Your instructions → Your copy should be exact, beginning at the line containing "Clone this chart in matplotlib." and ending at the line containing "import matplotlib.pyplot as plt", with both lines kept and every picture dropped.
------------------------------------------------------------
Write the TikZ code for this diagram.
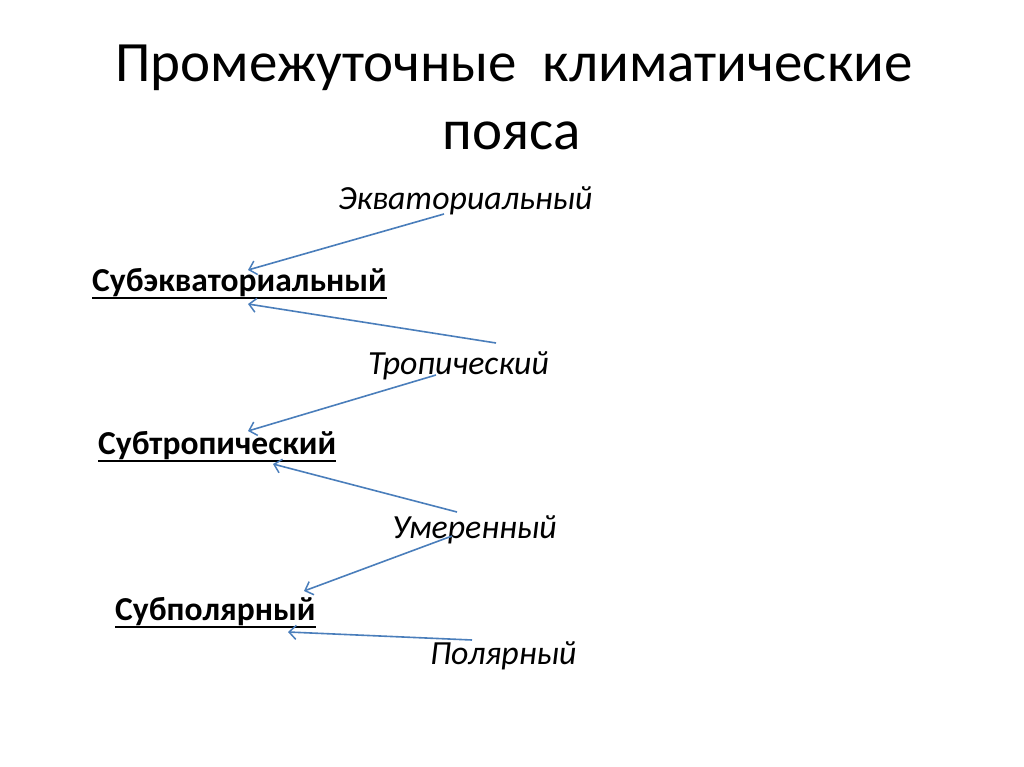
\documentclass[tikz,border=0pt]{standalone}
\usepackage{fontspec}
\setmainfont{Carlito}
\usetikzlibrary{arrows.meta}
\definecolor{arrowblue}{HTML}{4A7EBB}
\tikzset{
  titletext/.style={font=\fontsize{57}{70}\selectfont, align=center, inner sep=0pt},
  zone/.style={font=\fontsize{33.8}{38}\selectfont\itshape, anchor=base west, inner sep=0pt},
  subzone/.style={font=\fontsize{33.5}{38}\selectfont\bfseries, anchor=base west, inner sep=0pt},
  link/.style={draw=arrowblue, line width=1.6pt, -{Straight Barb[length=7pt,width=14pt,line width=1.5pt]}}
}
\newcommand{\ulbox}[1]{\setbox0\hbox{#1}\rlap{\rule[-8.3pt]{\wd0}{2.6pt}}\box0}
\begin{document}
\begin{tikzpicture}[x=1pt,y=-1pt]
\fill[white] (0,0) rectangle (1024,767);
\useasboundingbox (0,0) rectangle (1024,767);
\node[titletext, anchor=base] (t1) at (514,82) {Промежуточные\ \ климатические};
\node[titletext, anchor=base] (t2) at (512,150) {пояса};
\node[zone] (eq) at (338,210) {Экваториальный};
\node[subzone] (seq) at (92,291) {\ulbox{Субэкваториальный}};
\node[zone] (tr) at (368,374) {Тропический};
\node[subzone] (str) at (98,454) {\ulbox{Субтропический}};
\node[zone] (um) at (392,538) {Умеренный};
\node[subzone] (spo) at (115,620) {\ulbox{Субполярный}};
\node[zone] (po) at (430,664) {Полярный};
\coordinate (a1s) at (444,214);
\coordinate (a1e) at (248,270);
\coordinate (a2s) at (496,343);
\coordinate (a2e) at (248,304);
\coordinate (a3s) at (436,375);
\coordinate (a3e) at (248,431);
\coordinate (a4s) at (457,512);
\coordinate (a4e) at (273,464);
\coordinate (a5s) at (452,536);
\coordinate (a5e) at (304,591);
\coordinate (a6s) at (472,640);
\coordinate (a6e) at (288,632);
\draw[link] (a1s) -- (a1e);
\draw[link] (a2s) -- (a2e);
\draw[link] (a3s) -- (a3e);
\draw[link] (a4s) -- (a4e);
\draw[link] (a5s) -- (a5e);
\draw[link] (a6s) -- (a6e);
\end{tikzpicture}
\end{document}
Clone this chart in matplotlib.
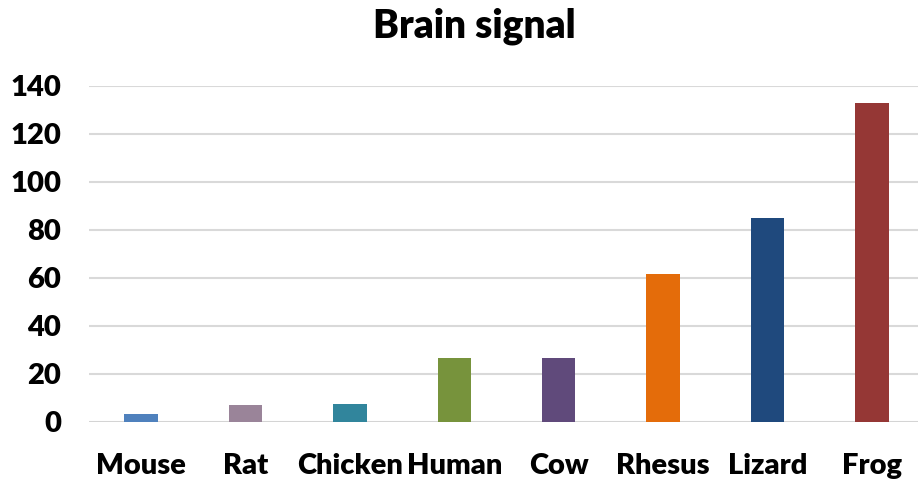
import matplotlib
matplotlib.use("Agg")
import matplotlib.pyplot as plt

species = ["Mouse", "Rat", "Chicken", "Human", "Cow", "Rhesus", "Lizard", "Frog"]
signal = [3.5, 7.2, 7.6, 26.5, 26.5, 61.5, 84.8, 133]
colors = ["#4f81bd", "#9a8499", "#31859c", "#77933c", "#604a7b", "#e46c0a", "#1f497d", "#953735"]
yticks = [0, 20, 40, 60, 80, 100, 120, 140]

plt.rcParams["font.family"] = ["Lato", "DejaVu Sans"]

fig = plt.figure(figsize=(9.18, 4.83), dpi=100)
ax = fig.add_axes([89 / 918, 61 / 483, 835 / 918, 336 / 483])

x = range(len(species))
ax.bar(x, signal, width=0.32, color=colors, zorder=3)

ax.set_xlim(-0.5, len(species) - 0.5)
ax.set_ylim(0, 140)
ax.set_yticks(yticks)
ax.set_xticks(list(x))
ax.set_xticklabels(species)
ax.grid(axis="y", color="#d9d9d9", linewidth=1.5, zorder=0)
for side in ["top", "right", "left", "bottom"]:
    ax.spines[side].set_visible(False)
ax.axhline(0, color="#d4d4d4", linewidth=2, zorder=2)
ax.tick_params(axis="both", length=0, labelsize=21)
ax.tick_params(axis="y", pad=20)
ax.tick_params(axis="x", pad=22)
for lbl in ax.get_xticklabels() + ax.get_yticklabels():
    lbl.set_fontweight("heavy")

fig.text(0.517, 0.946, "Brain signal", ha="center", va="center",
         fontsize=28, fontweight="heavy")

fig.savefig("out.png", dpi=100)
------------------------------------------------------------
Finished exercise →
Clone this chart in matplotlib.
import matplotlib
matplotlib.use("Agg")
import matplotlib.pyplot as plt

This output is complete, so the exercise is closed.